ハイウェイストライダー(井手迫瑞樹撮影)

 また床版と桁との切断は『サブマリンスライサー』、桁上面の錆除去は『フランジブラスター』、床版間詰には同工事元請の大林組が開発し、中央道などの現場で施工実績のあるスリムクリート(UFC)を使用したスリムファスナー工法を採用している。加えて、床版中央部(中央分離帯左右部)の施工においては昼夜で規制幅が異なるため、一部で間詰コンクリートの施工と走行部分がラップする箇所がある。そのため、間詰部にUFC製の埋設版『スリムNEOプレート』を設置して、その上に舗装をかけておくことで、車両の走行に影響を与えないようにして交通開放する計画である。同部分の間詰材は桁下から注入し、埋設版と一体化させ、完成構造とする。


サブマリンスライサーとフランジブラスター

 ハイウェイストライダーは1回の移動ごとに3枚の床版の撤去・架設を行うことが出来るように設計されている。多摩川橋では同機を4台運用しており、最大で1日12枚の取替が可能だ。同機は1度組み立てればそのまま自走できるため、盛り替えに大きな時間を要しない。またクレーンは縦横の移動および吊り設備の上げ下げが電動で行えるほか、吊り設備の根元に円形フレームを用いて多点吊り下げ構造としているため、床版の回転も含めてすべての作業を介錯なしで行うことが出来る。
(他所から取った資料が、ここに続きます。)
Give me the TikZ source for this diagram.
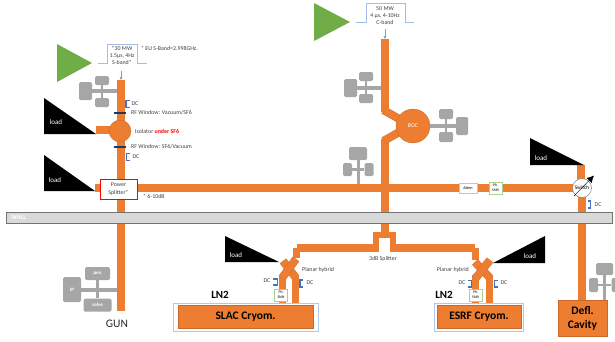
\documentclass[tikz,border=0pt]{standalone}
\usepackage{fontspec}
\setmainfont{Carlito}
\usetikzlibrary{arrows.meta, calc}
\definecolor{wgorange}{HTML}{ED7D31}
\definecolor{wgedge}{HTML}{C9682A}
\definecolor{klygreen}{HTML}{70AD47}
\definecolor{pumpgray}{HTML}{A6A6A6}
\definecolor{dcblue}{HTML}{4472C4}
\definecolor{pulseblue}{HTML}{A3BDE8}
\definecolor{shiftgreen}{HTML}{A9D18E}
\definecolor{boxblue}{HTML}{B4C7E7}
\definecolor{windownavy}{HTML}{1F3864}

\begin{document}
\begin{tikzpicture}[
    x=1pt,y=-1pt,
    wg/.style={draw=wgorange, line width=8pt},
    wgdiag/.style={draw=wgedge, line width=.3pt, double=wgorange, double distance=7.4pt},
    wgthin/.style={draw=wgorange, line width=7pt},
    pumpbox/.style={draw=none, rectangle, rounded corners=1.5pt, fill=pumpgray, inner sep=0pt, text=white, font=\fontsize{5}{5}\selectfont\bfseries},
    pumpbar/.style={draw=pumpgray, line width=2.5pt},
    labeltext/.style={inner sep=0pt, text=black!75, font=\fontsize{5.9}{7}\selectfont, align=center},
    loadtri/.style={fill=black},
    loadtext/.style={inner sep=0pt, text=white, font=\fontsize{7}{8}\selectfont},
    kly/.style={fill=klygreen},
    pulse/.style={draw=pulseblue, line width=.7pt},
    dcmark/.style={draw=dcblue, line width=1.3pt},
    window/.style={draw=windownavy, line width=1.1pt},
    shiftbox/.style={draw=shiftgreen, line width=.6pt, fill=white, inner sep=0pt, minimum width=13pt, minimum height=12pt, align=center, font=\fontsize{3.8}{5}\selectfont},
    cryobox/.style={draw=wgedge, line width=.3pt, fill=wgorange, inner sep=0pt, align=center, font=\fontsize{11.5}{14}\selectfont\bfseries},
    outerbox/.style={draw=boxblue, line width=.7pt}
]
    \useasboundingbox (0,0) rectangle (615,341);

    % --- Points where waveguides end ---
    \coordinate (sin) at (121,80);
    \coordinate (gun) at (121,311);
    \coordinate (cin) at (385,39);
    \coordinate (ctop) at (385,112);
    \coordinate (cbot) at (385,139);
    \coordinate (tee) at (385,235);
    \coordinate (armL) at (296.5,247.5);
    \coordinate (armR) at (475,248);
    \coordinate (hybL) at (296.5,258);
    \coordinate (hybR) at (475,260);

    % --- S-band line ---
    \draw[wg] (sin) -- (gun);
    \draw[wg] (96,130) -- (110,130);
    \draw[wg] (95,188) -- (105,188);
    \draw[wg] (130,188) -- (573,188);

    % --- C-band line ---
    \draw[wg] (cin) -- (ctop);
    \draw[wg] (cbot) -- (tee);
    \draw[wgdiag] (383.5,110) -- (401,120);
    \draw[wgdiag] (383.5,141) -- (401,131);
    \node[circle, draw=wgedge, line width=.3pt, fill=wgorange, minimum size=34pt, inner sep=0pt, text=white, font=\fontsize{5.8}{6}\selectfont] (boc) at (413,126) {BOC};

    % --- 3dB Splitter ---
    \fill[wgorange] (373,232) rectangle (396,238);
    \fill[wgorange] (373,232) rectangle (379,252);
    \fill[wgorange] (390,232) rectangle (396,252);
    \draw[wg] (armL) -- (376,247.5);
    \draw[wg] (393,248) -- (armR);
    \draw[wgthin] (armL) -- (hybL);
    \draw[wgthin] (armR) -- (hybR);

    % --- Hybrids and cryomodule feeds ---
    \draw[wgthin] (282.5,275) -- (282.5,304);
    \draw[wgthin] (295.5,275) -- (295.5,304);
    \draw[wgdiag] (283,261) -- (296,278);
    \draw[wgdiag] (296,259) -- (282,278);
    \draw[wgthin] (475.5,275) -- (475.5,304);
    \draw[wgthin] (489.5,275) -- (489.5,304);
    \draw[wgdiag] (475,262) -- (490,278);
    \draw[wgdiag] (490,260) -- (475,279);

    % --- Deflector line ---
    \draw[wg] (581,165) -- (581,180);
    \draw[wg] (582,196) -- (582,301);

    % --- WALL ---
    \node[draw=black!55, line width=.5pt, fill=black!15, rectangle, minimum width=606pt, minimum height=11pt, inner sep=0pt] (wall) at (309,217.5) {};
    \node[inner sep=0pt, anchor=west, text=white, font=\fontsize{6.5}{7}\selectfont\bfseries] (walltext) at (11,217.5) {WALL};

    % --- Klystrons ---
    \fill[kly] (57,44) -- (92,63) -- (57,82) -- cycle;
    \fill[kly] (314,3) -- (350,22) -- (314,41) -- cycle;
    \draw[pulse] (98,63) -- (107,63) -- (107,44) -- (137,44) -- (137,63) -- (147,63);
    \draw[pulse] (356,22) -- (366,22) -- (366,3) -- (405,3) -- (405,22) -- (414,22);
    \node[labeltext] (sband) at (122,55) {*30 MW\\1.5µs, 4Hz\\S-band*};
    \node[labeltext] (cband) at (385,16) {50 MW\\4 µs, 4-10Hz\\C-band};
    \node[labeltext, anchor=west] (euband) at (141,48) {* EU S-Band=2.998GHz.};
    \draw[-{Latex[length=3pt,width=3pt]}, draw=dcblue!70, line width=.5pt] (121,71) -- (sin);
    \draw[-{Latex[length=3pt,width=3pt]}, draw=dcblue!70, line width=.5pt] (385,29) -- (cin);

    % --- Loads ---
    \fill[loadtri] (44,98) -- (44,134) -- (96,134) -- cycle;
    \fill[loadtri] (44,155) -- (44,191) -- (95,191) -- cycle;
    \fill[loadtri] (225,236) -- (225,262) -- (279,262) -- cycle;
    \fill[loadtri] (545,236) -- (545,263) -- (493,263) -- cycle;
    \fill[loadtri] (530,138) -- (530,165) -- (584,165) -- cycle;
    \node[loadtext] (load1) at (56,122) {load};
    \node[loadtext] (load2) at (55,180) {load};
    \node[loadtext] (load3) at (236,255) {load};
    \node[loadtext] (load4) at (530,256) {load};
    \node[loadtext] (load5) at (541,158) {load};

    % --- Isolator and Power Splitter ---
    \node[circle, draw=wgedge, line width=.3pt, fill=wgorange, minimum size=22pt, inner sep=0pt] (isolator) at (120,131) {};
    \node[labeltext, anchor=west] (isotext) at (135,131) {Isolator \textcolor{red}{\textbf{under SF6}}};
    \node[draw=red, line width=1pt, fill=white, rectangle, minimum width=37pt, minimum height=20pt, inner sep=0pt, align=center, text=black!75, font=\fontsize{5.9}{8}\selectfont] (splitter) at (118.5,189) {Power\\Splitter*};
    \node[labeltext, anchor=west] (splitdb) at (143,196) {* 6-10dB};

    % --- RF windows ---
    \draw[window] (114,113) -- (126,113);
    \draw[window] (114,147) -- (126,147);
    \node[labeltext, anchor=west] (rfwin1) at (131,113) {RF Window: Vacuum/SF6};
    \node[labeltext, anchor=west] (rfwin2) at (131,147) {RF Window: SF6/Vacuum};

    % --- Directional couplers ---
    \draw[dcmark] (129.5,100.5) -- (126,100.5) -- (126,107.5) -- (129.5,107.5);
    \draw[dcmark] (130,153.5) -- (126.5,153.5) -- (126.5,160.5) -- (130,160.5);
    \draw[dcmark] (273,279) -- (277.5,279) -- (277.5,285) -- (273,285);
    \draw[dcmark] (303,280) -- (300,280) -- (300,287) -- (303,287);
    \draw[dcmark] (468,280.5) -- (471.5,280.5) -- (471.5,287) -- (468,287);
    \draw[dcmark] (498,280.5) -- (494.5,280.5) -- (494.5,287) -- (498,287);
    \draw[dcmark] (587.5,201) -- (590.5,201) -- (590.5,208) -- (587.5,208);
    \node[labeltext] (dc1) at (135,104) {DC};
    \node[labeltext] (dc2) at (136,157) {DC};
    \node[labeltext] (dc3) at (267,281) {DC};
    \node[labeltext] (dc4) at (310,283) {DC};
    \node[labeltext] (dc5) at (462,283) {DC};
    \node[labeltext] (dc6) at (504,283) {DC};
    \node[labeltext] (dc7) at (598,205) {DC};

    % --- Atten, Phase shifters and Switch ---
    \node[draw=boxblue, line width=.6pt, fill=white, inner sep=0pt, minimum width=18pt, minimum height=10pt, font=\fontsize{4.2}{5}\selectfont] (atten) at (468,188) {Atten};
    \node[shiftbox] (shift1) at (495.5,188) {Ph.\\Shift};
    \node[shiftbox] (shift2) at (281,295) {Ph.\\Shift};
    \node[shiftbox] (shift3) at (475.5,295) {Ph.\\Shift};
    \node[circle, draw=black!50, line width=.5pt, fill=white, minimum size=19pt, inner sep=0pt, font=\fontsize{5.4}{6}\selectfont] (switch) at (582,188) {Switch};
    \draw[-{Latex[length=7pt,width=7pt]}, line width=.4pt] (574,196) -- (594,175.5);

    % --- Hybrid labels ---
    \node[labeltext, anchor=west] (hyb1) at (302,270) {Planar hybrid};
    \node[labeltext, anchor=east] (hyb2) at (469,270) {Planar hybrid};
    \node[labeltext] (split3db) at (383,259) {3dB Splitter};

    % --- Cryomodules ---
    \draw[outerbox] (173,303) rectangle (318,331);
    \draw[outerbox] (434,303) rectangle (523,331);
    \node[cryobox, minimum width=135pt, minimum height=23pt] (slac) at (245.5,316.5) {SLAC Cryom.};
    \node[cryobox, minimum width=84pt, minimum height=23pt] (esrf) at (479,316.5) {ESRF Cryom.};
    \node[inner sep=0pt, text=black, font=\fontsize{11}{12}\selectfont\bfseries] (ln2a) at (220,295) {LN2};
    \node[inner sep=0pt, text=black, font=\fontsize{11}{12}\selectfont\bfseries] (ln2b) at (444,295) {LN2};
    \node[cryobox, minimum width=49pt, minimum height=36pt] (defl) at (582.5,318) {Defl.\\Cavity};
    \node[inner sep=0pt, text=black!85, font=\fontsize{11.5}{13}\selectfont] (guntext) at (117,324) {GUN};

    % --- Pump at S-band top ---
    \node[pumpbox, minimum width=13pt, minimum height=18pt] (ipa) at (85.5,91) {};
    \node[pumpbox, minimum width=14pt, minimum height=9pt] (pena) at (102,80.5) {};
    \node[pumpbox, minimum width=14pt, minimum height=9pt] (vala) at (102,102.5) {};
    \draw[pumpbar, line width=3.5pt] (ipa) -- (117,91);
    \draw[pumpbar] (pena) -- (vala);

    % --- Pump at C-band top ---
    \node[pumpbox, minimum width=13pt, minimum height=18pt] (ipb) at (350.5,88) {};
    \node[pumpbox, minimum width=14pt, minimum height=9pt] (penb) at (366,76.5) {};
    \node[pumpbox, minimum width=14pt, minimum height=9pt] (valb) at (366,98.5) {};
    \draw[pumpbar, line width=3.5pt] (ipb) -- (381,88);
    \draw[pumpbar] (penb) -- (valb);

    % --- Pump at BOC ---
    \node[pumpbox, minimum width=12pt, minimum height=18pt] (ipc) at (462,126) {};
    \node[pumpbox, minimum width=14pt, minimum height=10pt] (penc) at (446,114) {};
    \node[pumpbox, minimum width=14pt, minimum height=10pt] (valc) at (446,137) {};
    \draw[pumpbar, line width=3.5pt] (ipc) -- (boc);
    \draw[pumpbar] (penc) -- (valc);

    % --- Pump above Atten line ---
    \node[pumpbox, minimum width=18pt, minimum height=13pt] (ipd) at (358,153.5) {};
    \node[pumpbox, minimum width=9pt, minimum height=13pt] (pend) at (347.5,169.5) {};
    \node[pumpbox, minimum width=9pt, minimum height=13pt] (vald) at (369,169.5) {};
    \draw[pumpbar, line width=3pt] (ipd) -- (358,184);
    \draw[pumpbar] (pend) -- (vald);

    % --- Pump at Defl. Cavity ---
    \node[pumpbox, minimum width=17pt, minimum height=12pt] (ipe) at (604.5,269) {};
    \node[pumpbox, minimum width=9pt, minimum height=14pt] (pene) at (593.5,285) {};
    \node[pumpbox, minimum width=9pt, minimum height=14pt] (vale) at (616,285) {};
    \draw[pumpbar, line width=3pt] (ipe) -- (604.5,300);
    \draw[pumpbar] (pene) -- (vale);

    % --- Pump at GUN ---
    \node[pumpbox, minimum width=18pt, minimum height=25pt] (ipf) at (72,289.5) {IP};
    \node[pumpbox, minimum width=25pt, minimum height=13pt] (penf) at (97.5,273.5) {pen};
    \node[pumpbox, minimum width=28pt, minimum height=13pt] (valf) at (97.5,305) {valve};
    \draw[pumpbar, line width=4pt] (ipf) -- (117,289.5);
    \draw[pumpbar] (penf) -- (valf);

\end{tikzpicture}
\end{document}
ハイウェイストライダーを使った床版の撤去(左、井手迫瑞樹撮影)および架設状況(右)

 本現場は5断面分割施工のため、縦継ぎ目が4ラインに発生するが、その継手部すべてをスリムファスナー構造としている。下り線および上り線の中間床版取替時は、昼間と夜間で規制幅が異なり、従来手法では間詰材の打設後、固まるまでの養生時間を確保できないことから、交通への影響を防ぐため、同個所には、UFCの埋設版スリムNEOプレートを設置した。


スリムファスナーの継手部(井手迫瑞樹撮影)およびスリムクリートの施工状況

 床版防水も同等の性能を有するUFCを表面に採用することで、地覆との境界部及びジョイント近傍を除いては不要とし、両端部の壁高欄もわずかな現場打ち部以外は全てEMC壁高欄を用いるなど、施工時間の短縮、ライフサイクルコストの縮減に努めている。


EMC壁高欄(井手迫瑞樹撮影)

 設計及び製作・施工の元請は大林組。大林道路JV。